Data section »

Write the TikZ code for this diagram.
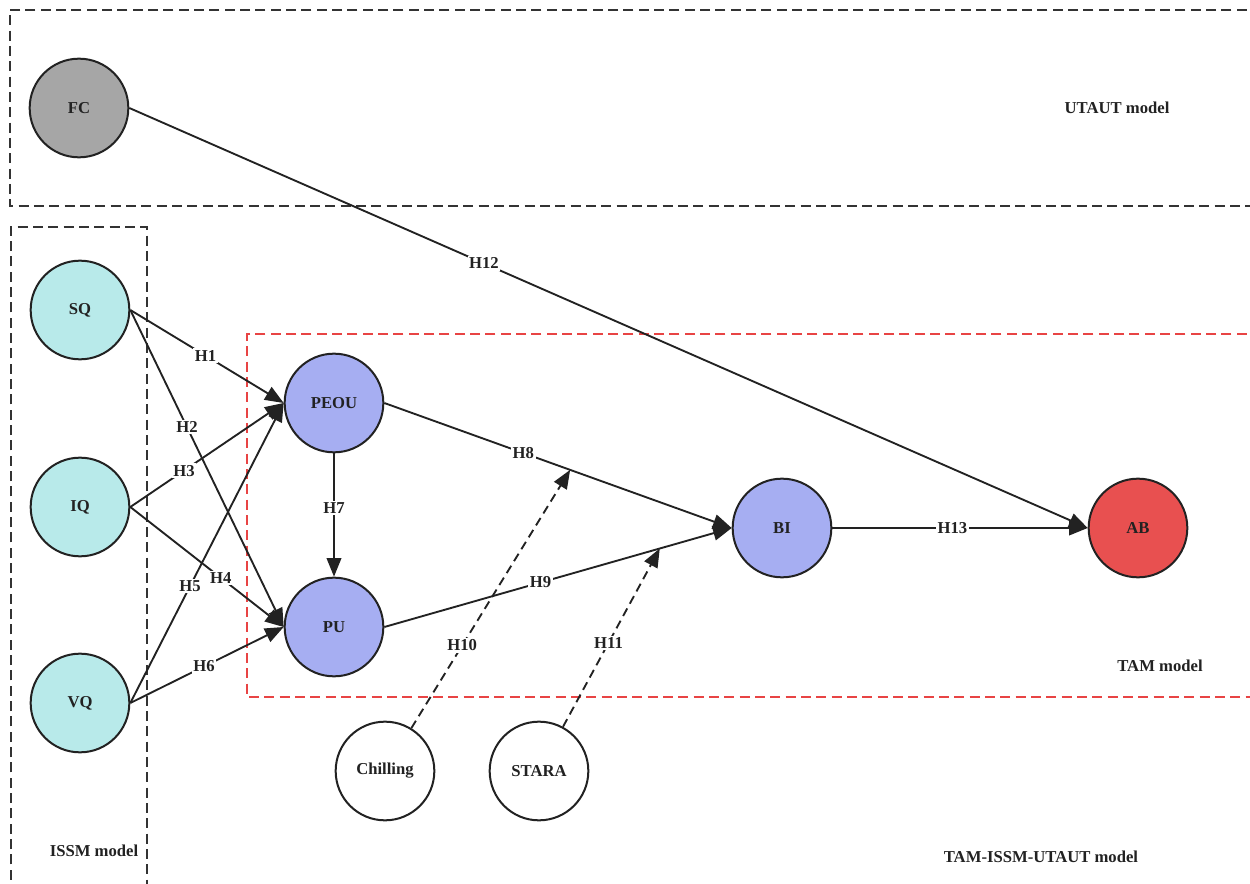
\documentclass[tikz,border=0pt]{standalone}
\usepackage{fontspec}
\setmainfont{Liberation Serif}
\usetikzlibrary{arrows.meta,calc}
\definecolor{inkc}{HTML}{222222}
\definecolor{boxc}{HTML}{333333}
\definecolor{tamred}{HTML}{E84444}
\definecolor{fcgray}{HTML}{A6A6A6}
\definecolor{issmcyan}{HTML}{B8EAEA}
\definecolor{tamblue}{HTML}{A6AEF2}
\definecolor{abred}{HTML}{E85050}
\begin{document}
\begin{tikzpicture}[x=0.75pt,y=-0.75pt,
  every node/.style={font=\bfseries\fontsize{12.5}{14}\selectfont, text=inkc},
  latent/.style={circle, draw=inkc, line width=1.5pt, minimum size=74pt, inner sep=0pt},
  link/.style={draw=inkc, line width=1.4pt, -{Triangle[length=14pt,width=11pt]}},
  modlink/.style={link, dash pattern=on 6.5pt off 4pt},
  hlabel/.style={fill=white, inner sep=1.2pt},
  groupbox/.style={draw=boxc, line width=1.8pt, dash pattern=on 7.5pt off 4pt},
  tambox/.style={draw=tamred, line width=1.6pt, dash pattern=on 7.5pt off 4pt}]
\clip (0,0) rectangle (1250,884);
\fill[white] (0,0) rectangle (1250,884);

% model groupings
\draw[groupbox] (1262,10) -- (10,10) -- (10,206) -- (1262,206);
\draw[groupbox] (11,895) -- (11,227) -- (147,227) -- (147,895);
\draw[tambox] (1262,334) -- (247,334) -- (247,697) -- (1262,697);

\node (lutaut) at (1117,108) {UTAUT model};
\node (lissm) at (94,851) {ISSM model};
\node (ltam) at (1160,666) {TAM model};
\node (lall) at (1041,857) {TAM-ISSM-UTAUT model};

% constructs
\node[latent, fill=fcgray] (FC) at (79,108) {FC};
\node[latent, fill=issmcyan] (SQ) at (80,310) {SQ};
\node[latent, fill=issmcyan] (IQ) at (80,507) {IQ};
\node[latent, fill=issmcyan] (VQ) at (80,703) {VQ};
\node[latent, fill=tamblue] (PEOU) at (334,403) {PEOU};
\node[latent, fill=tamblue] (PU) at (334,627) {PU};
\node[latent, fill=tamblue] (BI) at (782,528) {BI};
\node[latent, fill=abred] (AB) at (1138,528) {AB};
\node[latent, fill=white] (Chill) at (385,771) {Chilling};
\node[latent, fill=white] (STARA) at (539,771) {STARA};

% hypotheses
\draw[link] (FC.east) -- node[hlabel, pos=0.37] {H12} (AB.west);
\draw[link] (SQ.east) -- node[hlabel, pos=0.49] {H1} (PEOU.west);
\draw[link] (SQ.east) -- node[hlabel, pos=0.37] {H2} (PU.west);
\draw[link] (IQ.east) -- node[hlabel, pos=0.35] {H3} (PEOU.west);
\draw[link] (IQ.east) -- node[hlabel, pos=0.59] {H4} (PU.west);
\draw[link] (VQ.east) -- node[hlabel, pos=0.39] {H5} (PEOU.west);
\draw[link] (VQ.east) -- node[hlabel, pos=0.48] {H6} (PU.west);
\draw[link] (PEOU.south) -- node[hlabel, pos=0.44] {H7} (PU.north);
\draw[link] (PEOU.east) -- node[hlabel, pos=0.40] {H8} (BI.west);
\draw[link] (PU.east) -- node[hlabel, pos=0.45] {H9} (BI.west);
\draw[link] (BI.east) -- node[hlabel, pos=0.47] {H13} (AB.west);

% moderating effects
\coordinate (m8) at ($(PEOU.east)!0.535!(BI.west)$);
\coordinate (m9) at ($(PU.east)!0.793!(BI.west)$);
\draw[modlink] (Chill) -- node[hlabel, pos=0.32] {H10} (m8);
\draw[modlink] (STARA) -- node[hlabel, pos=0.47] {H11} (m9);
\end{tikzpicture}
\end{document}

What the exercise asks »
Repeat the lines exactly as they stand, from the opening line of the data through the line with "(lall) at (1041,857)". Pictures stay out of the copy.

Reply »
Write the TikZ code for this diagram.
\documentclass[tikz,border=0pt]{standalone}
\usepackage{fontspec}
\setmainfont{Liberation Serif}
\usetikzlibrary{arrows.meta,calc}
\definecolor{inkc}{HTML}{222222}
\definecolor{boxc}{HTML}{333333}
\definecolor{tamred}{HTML}{E84444}
\definecolor{fcgray}{HTML}{A6A6A6}
\definecolor{issmcyan}{HTML}{B8EAEA}
\definecolor{tamblue}{HTML}{A6AEF2}
\definecolor{abred}{HTML}{E85050}
\begin{document}
\begin{tikzpicture}[x=0.75pt,y=-0.75pt,
  every node/.style={font=\bfseries\fontsize{12.5}{14}\selectfont, text=inkc},
  latent/.style={circle, draw=inkc, line width=1.5pt, minimum size=74pt, inner sep=0pt},
  link/.style={draw=inkc, line width=1.4pt, -{Triangle[length=14pt,width=11pt]}},
  modlink/.style={link, dash pattern=on 6.5pt off 4pt},
  hlabel/.style={fill=white, inner sep=1.2pt},
  groupbox/.style={draw=boxc, line width=1.8pt, dash pattern=on 7.5pt off 4pt},
  tambox/.style={draw=tamred, line width=1.6pt, dash pattern=on 7.5pt off 4pt}]
\clip (0,0) rectangle (1250,884);
\fill[white] (0,0) rectangle (1250,884);

% model groupings
\draw[groupbox] (1262,10) -- (10,10) -- (10,206) -- (1262,206);
\draw[groupbox] (11,895) -- (11,227) -- (147,227) -- (147,895);
\draw[tambox] (1262,334) -- (247,334) -- (247,697) -- (1262,697);

\node (lutaut) at (1117,108) {UTAUT model};
\node (lissm) at (94,851) {ISSM model};
\node (ltam) at (1160,666) {TAM model};
\node (lall) at (1041,857) {TAM-ISSM-UTAUT model};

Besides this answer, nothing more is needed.